Look for the string "matplotlib" in the lines and copy each line that has it.
──────── Dataset excerpt ────────
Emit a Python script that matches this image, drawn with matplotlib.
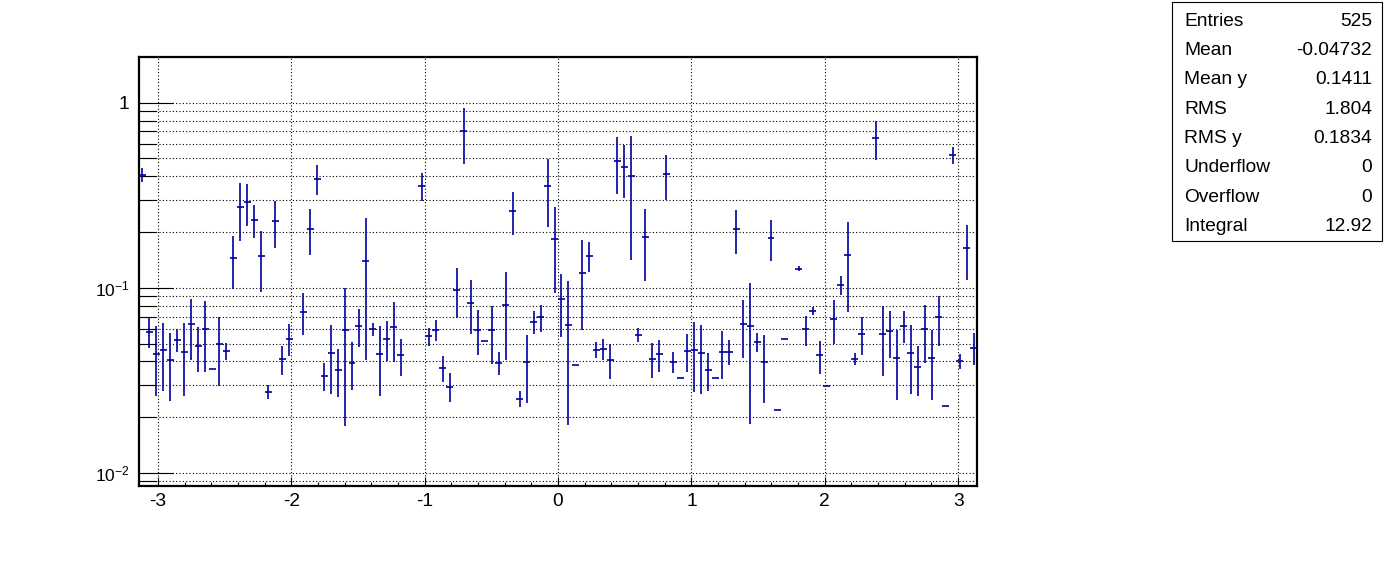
import matplotlib
matplotlib.use('Agg')
import numpy as np
import matplotlib.pyplot as plt
from matplotlib.ticker import MultipleLocator, FixedLocator, FixedFormatter, NullFormatter, LogLocator
from matplotlib.patches import Rectangle

plt.rcParams['font.family'] = ['Liberation Sans', 'DejaVu Sans']
plt.rcParams['mathtext.fontset'] = 'custom'
plt.rcParams['mathtext.rm'] = 'Liberation Sans'
plt.rcParams['axes.unicode_minus'] = False

# profile: 120 bins over [-pi, pi], 0 = empty bin
nbins = 120
xlow, xup = -np.pi, np.pi

profile_y = [
    0.408, 0.0579, 0.0441, 0.0463, 0.0409, 0.0524, 0.0452, 0.064, 0.0483, 0.0601,
    0.0366, 0.0495, 0.0457, 0.145, 0.2733, 0.291, 0.2326, 0.1488, 0.0275, 0.2297,
    0.0414, 0.0531, 0, 0.0743, 0.208, 0.388, 0.0335, 0.0446, 0.0361, 0.0589,
    0.0394, 0.0624, 0.1398, 0.0596, 0.0441, 0.0531, 0.0616, 0.0431, 0, 0,
    0.3548, 0.0546, 0.0594, 0.037, 0.0293, 0.0979, 0.702, 0.083, 0.0594, 0.0518,
    0.0594, 0.0394, 0.081, 0.26, 0.0252, 0.0399, 0.0656, 0.0692, 0.3548, 0.1837,
    0.0865, 0.0632, 0.0381, 0.1205, 0.1488, 0.0463, 0.0469, 0.0409, 0.4856, 0.449,
    0.4016, 0.0558, 0.1883, 0.0414, 0.0437, 0.4117, 0.0399, 0.0327, 0.0457, 0.0463,
    0.0446, 0.0361, 0.0327, 0.0452, 0.0452, 0.208, 0.064, 0.0624, 0.0512, 0.0399,
    0.186, 0.0218, 0.0531, 0, 0.1266, 0.0596, 0.0752, 0.0431, 0.0295, 0.0675,
    0.1038, 0.1506, 0.0414, 0.0565, 0, 0.6435, 0.0565, 0.0583, 0.0419, 0.0624,
    0.0446, 0.0375, 0.0601, 0.0419, 0.0698, 0.0231, 0.5212, 0.0402, 0.1643, 0.0475,
]
profile_err = [
    0.037, 0.0105, 0.018, 0.0185, 0.0164, 0.0076, 0.019, 0.023, 0.013, 0.025,
    0, 0.02, 0.0048, 0.046, 0.094, 0.075, 0.047, 0.054, 0.0023, 0.066,
    0.0074, 0.0103, 0, 0.019, 0.057, 0.07, 0.0057, 0.018, 0.0104, 0.041,
    0.0114, 0.0145, 0.099, 0.0047, 0.018, 0.013, 0.022, 0.0096, 0, 0,
    0.06, 0.0058, 0.0076, 0.006, 0.0052, 0.0295, 0.233, 0.027, 0.0163, 0,
    0.0205, 0.0057, 0.0404, 0.068, 0.0024, 0.016, 0.0094, 0.0113, 0.143, 0.09,
    0.032, 0.045, 0, 0.061, 0.027, 0.0047, 0.0063, 0.0088, 0.164, 0.145,
    0.26, 0.0048, 0.079, 0.0087, 0.0085, 0.112, 0.0053, 0, 0.0108, 0.019,
    0.018, 0.0084, 0, 0.013, 0.0069, 0.056, 0.022, 0.044, 0.006, 0.016,
    0.047, 0, 0, 0, 0.004, 0.011, 0.0039, 0.0087, 0, 0.018,
    0.0123, 0.077, 0.0033, 0.013, 0, 0.151, 0.023, 0.0165, 0.017, 0.0123,
    0.018, 0.0113, 0.021, 0.017, 0.021, 0, 0.054, 0.0037, 0.054, 0.0092,
]

stat_names = ['Entries', 'Mean', 'Mean y', 'RMS', 'RMS y', 'Underflow', 'Overflow', 'Integral']
stat_values = ['525', '-0.04732', '0.1411', '1.804', '0.1834', '0', '0', '12.92']

ytick_vals = [0.01, 0.1, 1]
ytick_text = [r'$\mathregular{10^{-2}}$', r'$\mathregular{10^{-1}}$', '1']

color = '#00009C'

edges = np.linspace(xlow, xup, nbins + 1)
centers = 0.5 * (edges[:-1] + edges[1:])
halfw = 0.5 * (edges[1] - edges[0])
y = np.array(profile_y)
e = np.array(profile_err)
filled = y > 0

fig = plt.figure(figsize=(13.96, 5.72), dpi=100)
W, H = 1396, 572
ax = fig.add_axes([139 / W, 1 - 486 / H, (977 - 139) / W, (486 - 57) / H])

ax.errorbar(centers[filled], y[filled], yerr=e[filled], xerr=halfw, fmt='none',
            ecolor=color, elinewidth=1.2, capsize=0, zorder=3)

ax.set_xlim(xlow, xup)
ax.set_yscale('log')
ax.set_ylim(0.0085, 1.766)

ax.xaxis.set_major_locator(MultipleLocator(1))
ax.xaxis.set_minor_locator(MultipleLocator(0.2))
ax.yaxis.set_major_locator(FixedLocator(ytick_vals))
ax.yaxis.set_major_formatter(FixedFormatter(ytick_text))
ax.yaxis.set_minor_locator(LogLocator(base=10, subs=np.arange(2, 10)))
ax.yaxis.set_minor_formatter(NullFormatter())

ax.tick_params(axis='both', which='both', direction='in', top=False, right=False,
               width=0.8, colors='black')
ax.tick_params(axis='y', which='major', length=24.5, pad=7, labelsize=13.8)
ax.tick_params(axis='y', which='minor', length=12.2)
ax.tick_params(axis='x', which='major', length=6.5, pad=5, labelsize=13.8)
ax.tick_params(axis='x', which='minor', length=3)
for lab in ax.get_yticklabels()[:2]:
    lab.set_fontsize(12.5)

ax.grid(True, axis='y', which='both', color='black', linestyle=(0, (1, 2)), linewidth=0.8)
ax.grid(True, axis='x', which='major', color='black', linestyle=(0, (1, 2)), linewidth=0.8)
ax.set_axisbelow(True)
for s in ax.spines.values():
    s.set_linewidth(1.6)

# stats box
fig.patches.append(Rectangle((1172 / W, 1 - 241 / H), (1382 - 1172) / W, (241 - 2) / H,
                             transform=fig.transFigure, fill=False, edgecolor='black', linewidth=0.8))
for i, (n, v) in enumerate(zip(stat_names, stat_values)):
    ypix = 21 + 29.4 * i
    fig.text(1184 / W, 1 - ypix / H, n, fontsize=13.8, va='center', ha='left')
    fig.text(1372 / W, 1 - ypix / H, v, fontsize=13.8, va='center', ha='right')

fig.savefig('out.png', dpi=100)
────────
Solution to this problem >>
Emit a Python script that matches this image, drawn with matplotlib.
import matplotlib
matplotlib.use('Agg')
import matplotlib.pyplot as plt
from matplotlib.ticker import MultipleLocator, FixedLocator, FixedFormatter, NullFormatter, LogLocator
from matplotlib.patches import Rectangle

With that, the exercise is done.